*EXERCISE DESCRIPTION:* Skip any picture you find and retype all the remaining lines exactly.

*DATA SHOWN:*
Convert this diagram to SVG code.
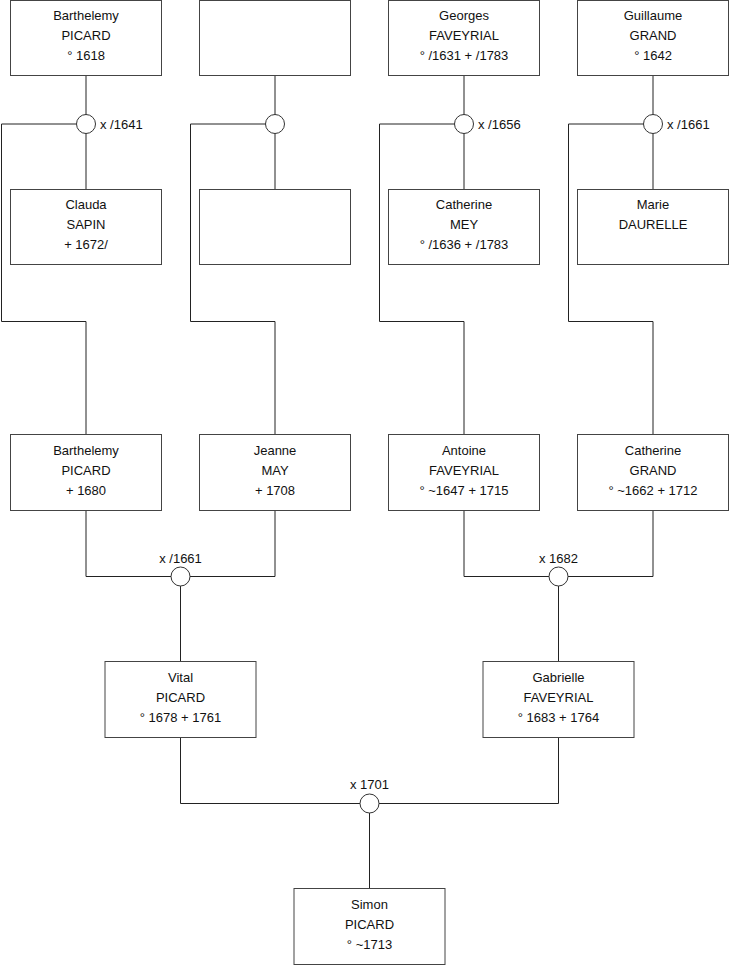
<svg xmlns="http://www.w3.org/2000/svg" width="740" height="975" viewBox="0 0 740 975">
<style>
.box{fill:#fff;stroke:#444;stroke-width:1}
.ln{fill:none;stroke:#222;stroke-width:1}
.ring{fill:#fff;stroke:#333;stroke-width:1}
text{font-family:"Liberation Sans",Arial,sans-serif;font-size:13px;fill:#111}
.c{text-anchor:middle}
</style>
<rect width="740" height="975" fill="#fff"/>
<g id="connectors">
<path class="ln" d="M86 75.5V124M1.5 124H86M1.5 124V321.5H86V434.5M86 124V189.5"/>
<path class="ln" d="M275 75.5V124M190.5 124H275M190.5 124V321.5H275V434.5M275 124V189.5"/>
<path class="ln" d="M464 75.5V124M379.5 124H464M379.5 124V321.5H464V434.5M464 124V189.5"/>
<path class="ln" d="M653 75.5V124M568.5 124H653M568.5 124V321.5H653V434.5M653 124V189.5"/>
<path class="ln" d="M86 510.5V576.5H275V510.5M180.5 576.5V661.5"/>
<path class="ln" d="M464 510.5V576.5H653V510.5M558.5 576.5V661.5"/>
<path class="ln" d="M180.5 737.5V803.5H558.5V737.5M369.5 803.5V888.5"/>
<circle class="ring" cx="86" cy="124" r="9.5"/>
<circle class="ring" cx="275" cy="124" r="9.5"/>
<circle class="ring" cx="464" cy="124" r="9.5"/>
<circle class="ring" cx="653" cy="124" r="9.5"/>
<circle class="ring" cx="180.5" cy="576.5" r="9.5"/>
<circle class="ring" cx="558.5" cy="576.5" r="9.5"/>
<circle class="ring" cx="369.5" cy="803.5" r="9.5"/>
<text x="100" y="128.5">x /1641</text>
<text x="478" y="128.5">x /1656</text>
<text x="667" y="128.5">x /1661</text>
<text class="c" x="180.5" y="563">x /1661</text>
<text class="c" x="558.5" y="563">x 1682</text>
<text class="c" x="369.5" y="789">x 1701</text>
</g>
<g id="n1"><rect class="box" x="10.5" y="0.5" width="151" height="75"/><text class="c" x="86" y="20">Barthelemy</text><text class="c" x="86" y="40">PICARD</text><text class="c" x="86" y="60">° 1618</text></g>
<g id="n2"><rect class="box" x="199.5" y="0.5" width="151" height="75"/></g>
<g id="n3"><rect class="box" x="388.5" y="0.5" width="151" height="75"/><text class="c" x="464" y="20">Georges</text><text class="c" x="464" y="40">FAVEYRIAL</text><text class="c" x="464" y="60">° /1631 + /1783</text></g>
<g id="n4"><rect class="box" x="577.5" y="0.5" width="151" height="75"/><text class="c" x="653" y="20">Guillaume</text><text class="c" x="653" y="40">GRAND</text><text class="c" x="653" y="60">° 1642</text></g>
<g id="n5"><rect class="box" x="10.5" y="189.5" width="151" height="75"/><text class="c" x="86" y="209">Clauda</text><text class="c" x="86" y="229">SAPIN</text><text class="c" x="86" y="249">+ 1672/</text></g>
<g id="n6"><rect class="box" x="199.5" y="189.5" width="151" height="75"/></g>
<g id="n7"><rect class="box" x="388.5" y="189.5" width="151" height="75"/><text class="c" x="464" y="209">Catherine</text><text class="c" x="464" y="229">MEY</text><text class="c" x="464" y="249">° /1636 + /1783</text></g>
<g id="n8"><rect class="box" x="577.5" y="189.5" width="151" height="75"/><text class="c" x="653" y="209">Marie</text><text class="c" x="653" y="229">DAURELLE</text></g>
<g id="n9"><rect class="box" x="10.5" y="434.5" width="151" height="76"/><text class="c" x="86" y="455">Barthelemy</text><text class="c" x="86" y="475">PICARD</text><text class="c" x="86" y="495">+ 1680</text></g>
<g id="n10"><rect class="box" x="199.5" y="434.5" width="151" height="76"/><text class="c" x="275" y="455">Jeanne</text><text class="c" x="275" y="475">MAY</text><text class="c" x="275" y="495">+ 1708</text></g>
<g id="n11"><rect class="box" x="388.5" y="434.5" width="151" height="76"/><text class="c" x="464" y="455">Antoine</text><text class="c" x="464" y="475">FAVEYRIAL</text><text class="c" x="464" y="495">° ~1647 + 1715</text></g>
<g id="n12"><rect class="box" x="577.5" y="434.5" width="151" height="76"/><text class="c" x="653" y="455">Catherine</text><text class="c" x="653" y="475">GRAND</text><text class="c" x="653" y="495">° ~1662 + 1712</text></g>
<g id="n13"><rect class="box" x="105" y="661.5" width="151" height="76"/><text class="c" x="180.5" y="682">Vital</text><text class="c" x="180.5" y="702">PICARD</text><text class="c" x="180.5" y="722">° 1678 + 1761</text></g>
<g id="n14"><rect class="box" x="483" y="661.5" width="151" height="76"/><text class="c" x="558.5" y="682">Gabrielle</text><text class="c" x="558.5" y="702">FAVEYRIAL</text><text class="c" x="558.5" y="722">° 1683 + 1764</text></g>
<g id="n15"><rect class="box" x="294" y="888.5" width="151" height="76"/><text class="c" x="369.5" y="909">Simon</text><text class="c" x="369.5" y="929">PICARD</text><text class="c" x="369.5" y="949">° ~1713</text></g>
</svg>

*COMPLETED TASK:*
Convert this diagram to SVG code.
<svg xmlns="http://www.w3.org/2000/svg" width="740" height="975" viewBox="0 0 740 975">
<style>
.box{fill:#fff;stroke:#444;stroke-width:1}
.ln{fill:none;stroke:#222;stroke-width:1}
.ring{fill:#fff;stroke:#333;stroke-width:1}
text{font-family:"Liberation Sans",Arial,sans-serif;font-size:13px;fill:#111}
.c{text-anchor:middle}
</style>
<rect width="740" height="975" fill="#fff"/>
<g id="connectors">
<path class="ln" d="M86 75.5V124M1.5 124H86M1.5 124V321.5H86V434.5M86 124V189.5"/>
<path class="ln" d="M275 75.5V124M190.5 124H275M190.5 124V321.5H275V434.5M275 124V189.5"/>
<path class="ln" d="M464 75.5V124M379.5 124H464M379.5 124V321.5H464V434.5M464 124V189.5"/>
<path class="ln" d="M653 75.5V124M568.5 124H653M568.5 124V321.5H653V434.5M653 124V189.5"/>
<path class="ln" d="M86 510.5V576.5H275V510.5M180.5 576.5V661.5"/>
<path class="ln" d="M464 510.5V576.5H653V510.5M558.5 576.5V661.5"/>
<path class="ln" d="M180.5 737.5V803.5H558.5V737.5M369.5 803.5V888.5"/>
<circle class="ring" cx="86" cy="124" r="9.5"/>
<circle class="ring" cx="275" cy="124" r="9.5"/>
<circle class="ring" cx="464" cy="124" r="9.5"/>
<circle class="ring" cx="653" cy="124" r="9.5"/>
<circle class="ring" cx="180.5" cy="576.5" r="9.5"/>
<circle class="ring" cx="558.5" cy="576.5" r="9.5"/>
<circle class="ring" cx="369.5" cy="803.5" r="9.5"/>
<text x="100" y="128.5">x /1641</text>
<text x="478" y="128.5">x /1656</text>
<text x="667" y="128.5">x /1661</text>
<text class="c" x="180.5" y="563">x /1661</text>
<text class="c" x="558.5" y="563">x 1682</text>
<text class="c" x="369.5" y="789">x 1701</text>
</g>
<g id="n1"><rect class="box" x="10.5" y="0.5" width="151" height="75"/><text class="c" x="86" y="20">Barthelemy</text><text class="c" x="86" y="40">PICARD</text><text class="c" x="86" y="60">° 1618</text></g>
<g id="n2"><rect class="box" x="199.5" y="0.5" width="151" height="75"/></g>
<g id="n3"><rect class="box" x="388.5" y="0.5" width="151" height="75"/><text class="c" x="464" y="20">Georges</text><text class="c" x="464" y="40">FAVEYRIAL</text><text class="c" x="464" y="60">° /1631 + /1783</text></g>
<g id="n4"><rect class="box" x="577.5" y="0.5" width="151" height="75"/><text class="c" x="653" y="20">Guillaume</text><text class="c" x="653" y="40">GRAND</text><text class="c" x="653" y="60">° 1642</text></g>
<g id="n5"><rect class="box" x="10.5" y="189.5" width="151" height="75"/><text class="c" x="86" y="209">Clauda</text><text class="c" x="86" y="229">SAPIN</text><text class="c" x="86" y="249">+ 1672/</text></g>
<g id="n6"><rect class="box" x="199.5" y="189.5" width="151" height="75"/></g>
<g id="n7"><rect class="box" x="388.5" y="189.5" width="151" height="75"/><text class="c" x="464" y="209">Catherine</text><text class="c" x="464" y="229">MEY</text><text class="c" x="464" y="249">° /1636 + /1783</text></g>
<g id="n8"><rect class="box" x="577.5" y="189.5" width="151" height="75"/><text class="c" x="653" y="209">Marie</text><text class="c" x="653" y="229">DAURELLE</text></g>
<g id="n9"><rect class="box" x="10.5" y="434.5" width="151" height="76"/><text class="c" x="86" y="455">Barthelemy</text><text class="c" x="86" y="475">PICARD</text><text class="c" x="86" y="495">+ 1680</text></g>
<g id="n10"><rect class="box" x="199.5" y="434.5" width="151" height="76"/><text class="c" x="275" y="455">Jeanne</text><text class="c" x="275" y="475">MAY</text><text class="c" x="275" y="495">+ 1708</text></g>
<g id="n11"><rect class="box" x="388.5" y="434.5" width="151" height="76"/><text class="c" x="464" y="455">Antoine</text><text class="c" x="464" y="475">FAVEYRIAL</text><text class="c" x="464" y="495">° ~1647 + 1715</text></g>
<g id="n12"><rect class="box" x="577.5" y="434.5" width="151" height="76"/><text class="c" x="653" y="455">Catherine</text><text class="c" x="653" y="475">GRAND</text><text class="c" x="653" y="495">° ~1662 + 1712</text></g>
<g id="n13"><rect class="box" x="105" y="661.5" width="151" height="76"/><text class="c" x="180.5" y="682">Vital</text><text class="c" x="180.5" y="702">PICARD</text><text class="c" x="180.5" y="722">° 1678 + 1761</text></g>
<g id="n14"><rect class="box" x="483" y="661.5" width="151" height="76"/><text class="c" x="558.5" y="682">Gabrielle</text><text class="c" x="558.5" y="702">FAVEYRIAL</text><text class="c" x="558.5" y="722">° 1683 + 1764</text></g>
<g id="n15"><rect class="box" x="294" y="888.5" width="151" height="76"/><text class="c" x="369.5" y="909">Simon</text><text class="c" x="369.5" y="929">PICARD</text><text class="c" x="369.5" y="949">° ~1713</text></g>
</svg>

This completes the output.